Numbers, schmumbers. What is so surprising here? Given the global financial meltdown, were we expecting any less? The United Nations Development Program (UNDP) had already predicted that China would come in at 9.1% growth in 2008. Others had it higher, but what did they know? And prognostications for China’s GDP growth in 2009 are all over the map: A quick search found estimations from 5% up to 9.3%. Maybe “estimates” is too strong a word: how about “wild-arse guesses based on sketchy data and yet-to-be-proven models”? Too harsh? Sorry.
I don’t want to make light of this because this is some serious stuff. China’s growth is slowing, and this means that factories are closing and jobs are going away. An estimated 10 million migrant workers are out of a job. Imagine all of New York City and the surrounding boroughs standing in job fair lines and surfing Monster.com. But white-collar employment is, for the moment, pretty stable. In fact, it is even more stable than normal for this time when, typically, a sizeable portion of the workforce has received their year end bonuses and make a jump to another, better-paying position. People are nervous about the economy so they are not jumping for fear of losing what they might already have.

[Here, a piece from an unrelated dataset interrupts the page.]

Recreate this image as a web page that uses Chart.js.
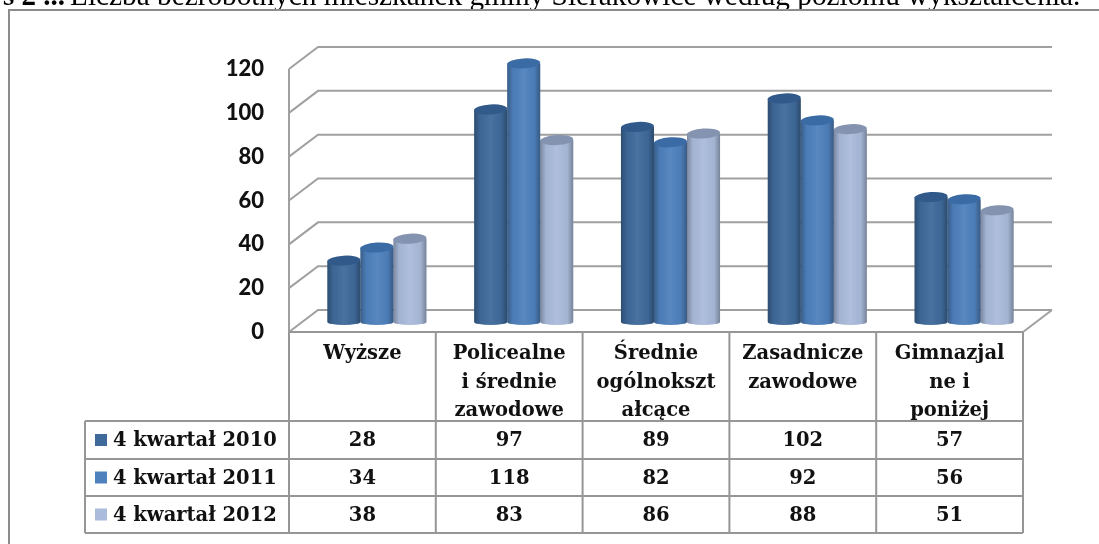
<!DOCTYPE html>
<html><head><meta charset="utf-8">
<style>html,body{margin:0;padding:0;background:#fff;overflow:hidden}#w{position:absolute;left:0;top:0;width:1099px;height:544px}canvas{filter:blur(.35px)}</style>
<script src="https://cdn.jsdelivr.net/npm/chart.js@4/dist/chart.umd.min.js"></script>
</head><body><div id="w"><canvas id="c" width="1099" height="544"></canvas></div>
<script>
const categories=[["Wyższe"],["Policealne","i średnie","zawodowe"],["Średnie","ogólnokszt","ałcące"],["Zasadnicze","zawodowe"],["Gimnazjal","ne i","poniżej"]];
const seriesNames=["4 kwartał 2010","4 kwartał 2011","4 kwartał 2012"];
const series2010=[28,97,89,102,57];
const series2011=[34,118,82,92,56];
const series2012=[38,83,86,88,51];
const seriesColors=["#3f6a9b","#4f81bd","#aabbdb"];
const capColors=["#31598a","#3a6ba5","#8494b0"];
const yTicks=[0,20,40,60,80,100,120];
const titleBold="s 2 ...";
const titleText="Liczba bezrobotnych mieszkanek gminy Sierakowice według poziomu wykształcenia.";
const allSeries=[series2010,series2011,series2012];
const GRID="#a0a0a0", DX=29, DY=22, BX=14.5, BY=10, RY=5, RB=3;
const rowLines=[421,459,496,533], tableLeft=85;
const tableFont='bold 19.5px "DejaVu Serif"';

const ticks3d={id:'ticks3d',
 beforeDraw(ch){const c=ch.ctx,a=ch.chartArea,y=ch.scales.y;c.save();
  c.fillStyle='#000';c.textAlign='left';c.textBaseline='alphabetic';
  c.font='bold 29px "Liberation Serif"';c.fillText(titleBold,3,5);
  c.font='29.3px "Liberation Serif"';c.fillText(titleText,70,5);
  c.strokeStyle='#8c8c8c';c.lineWidth=2;c.beginPath();c.moveTo(9,544);c.lineTo(9,10);c.lineTo(1099,10);c.stroke();
  c.strokeStyle=GRID;c.lineWidth=2;
  yTicks.forEach(t=>{const p=y.getPixelForValue(t);c.beginPath();c.moveTo(a.left,p);c.lineTo(a.left+DX,p-DY);c.lineTo(a.right+DX,p-DY);c.stroke();});
  const p0=y.getPixelForValue(0);
  c.beginPath();c.moveTo(a.right,p0);c.lineTo(a.right+DX,p0-DY);c.stroke();
  c.beginPath();c.moveTo(a.left,p0);c.lineTo(a.left,a.top);c.stroke();
  c.restore();},
 beforeDatasetsDraw(ch){const c=ch.ctx;c.save();c.translate(BX,-BY);},
 afterDatasetsDraw(ch){const c=ch.ctx;
  ch.data.datasets.forEach((d,i)=>{ch.getDatasetMeta(i).data.forEach(b=>{
    const L=b.x-b.width/2,R=b.x+b.width/2;
    c.fillStyle=seriesColors[i];c.beginPath();c.ellipse(b.x,b.base,b.width/2,RB,0,0,Math.PI);c.fill();
    const g=c.createLinearGradient(L,0,R,0);
    g.addColorStop(0,'rgba(0,0,0,.28)');g.addColorStop(.18,'rgba(0,0,0,.04)');g.addColorStop(.5,'rgba(255,255,255,.06)');g.addColorStop(.82,'rgba(0,0,0,.04)');g.addColorStop(1,'rgba(0,0,0,.3)');
    c.fillStyle=g;c.beginPath();c.moveTo(L,b.y);c.lineTo(L,b.base);c.ellipse(b.x,b.base,b.width/2,RB,0,Math.PI,0,true);c.lineTo(R,b.y);c.closePath();c.fill();
    c.fillStyle=capColors[i];c.beginPath();c.ellipse(b.x,b.y,b.width/2,RY,-0.06,0,Math.PI*2);c.fill();
  });});
  c.restore();},
 afterDraw(ch){const c=ch.ctx,a=ch.chartArea,x=ch.scales.x;c.save();
  const n=categories.length,cw=(a.right-a.left)/n;
  c.fillStyle='#111';c.font=tableFont;c.textAlign='center';c.textBaseline='middle';
  categories.forEach((lines,i)=>{const X=x.getPixelForValue(i);lines.forEach((t,j)=>{c.fillText(t,X,354+j*28.5);});});
  allSeries.forEach((vals,r)=>{const Y=(rowLines[r]+rowLines[r+1])/2+1;
    vals.forEach((v,i)=>c.fillText(String(v),x.getPixelForValue(i),Y));
    c.textAlign='left';c.fillText(seriesNames[r],113,Y);c.textAlign='center';
    c.fillStyle=seriesColors[r];c.fillRect(95,Y-7,12,12);c.fillStyle='#111';});
  c.fillStyle='#fff';c.fillRect(a.left+1,rowLines[0]-1,a.right-a.left-2,2);
  c.strokeStyle='#969696';c.lineWidth=2;
  c.beginPath();c.moveTo(a.left,a.bottom);c.lineTo(a.right,a.bottom);
  rowLines.forEach(r=>{c.moveTo(tableLeft,r);c.lineTo(a.right,r);});
  c.moveTo(tableLeft,rowLines[0]);c.lineTo(tableLeft,rowLines[3]);
  for(let i=0;i<=n;i++){const X=a.left+i*cw;c.moveTo(X,a.bottom);c.lineTo(X,rowLines[3]);}
  c.stroke();
  c.restore();}
};
new Chart(document.getElementById('c'),{type:'bar',
 data:{labels:categories,datasets:allSeries.map((v,i)=>({label:seriesNames[i],data:v,backgroundColor:seriesColors[i],clip:false,borderWidth:0,barPercentage:1,categoryPercentage:.675}))},
 options:{responsive:false,animation:false,devicePixelRatio:1,
  layout:{padding:{left:19,top:69,right:76,bottom:204}},
  plugins:{legend:{display:false},tooltip:{enabled:false},title:{display:false}},
  scales:{
   x:{grid:{display:false},border:{display:false},ticks:{display:false}},
   y:{min:0,max:120,afterFit(s){s.width=270;},grid:{display:false},border:{display:false},
      ticks:{stepSize:20,color:'#111',padding:17,font:{family:'Lato',weight:900,size:22}}}
  }},
 plugins:[ticks3d]});
</script></body></html>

China HR issues aside, for the average foreign investor, what does China’s GDP growth number matter? Three things to pay attention to here:
1. China is STILL growing. Maybe not as fast, but it IS growing. What part of this are we missing here? The United Nations — the same organization that correctly predicted the 2008 growth number — estimates that China will contribute more than 50% of the world’s total growth in 2009. Did you get that? One country, over half of the globe’s total growth in one year. If we weren’t looking wistfully in the rearview mirror at the wild-yet-fundamentally-unsustainable growth in China of the past couple of years, we’d be pretty excited about 2009.
One of my early mentors in China told me, “Kent, if you want to get hit by a car, go play on the highway.” Now, apart from the questionable safety of his chosen metaphor, the fundamental principle is this: Go to where the action is! And in a global environment sliding into gridlock, China is a veritable super speedway of activity. Perk up, people — growth is growth and China is where its at.
2. The GDP growth number means ABSOLUTELY NOTHING to the average international business person. Sure, if you are one of the three hedge fund managers still standing and are placing bets based on global economic growth numbers, then a few percentage points of swing in the China macro GDP number would matter. But down here where real people live and work, the GDP number is just a distraction. The key is getting to the number for YOUR particular business.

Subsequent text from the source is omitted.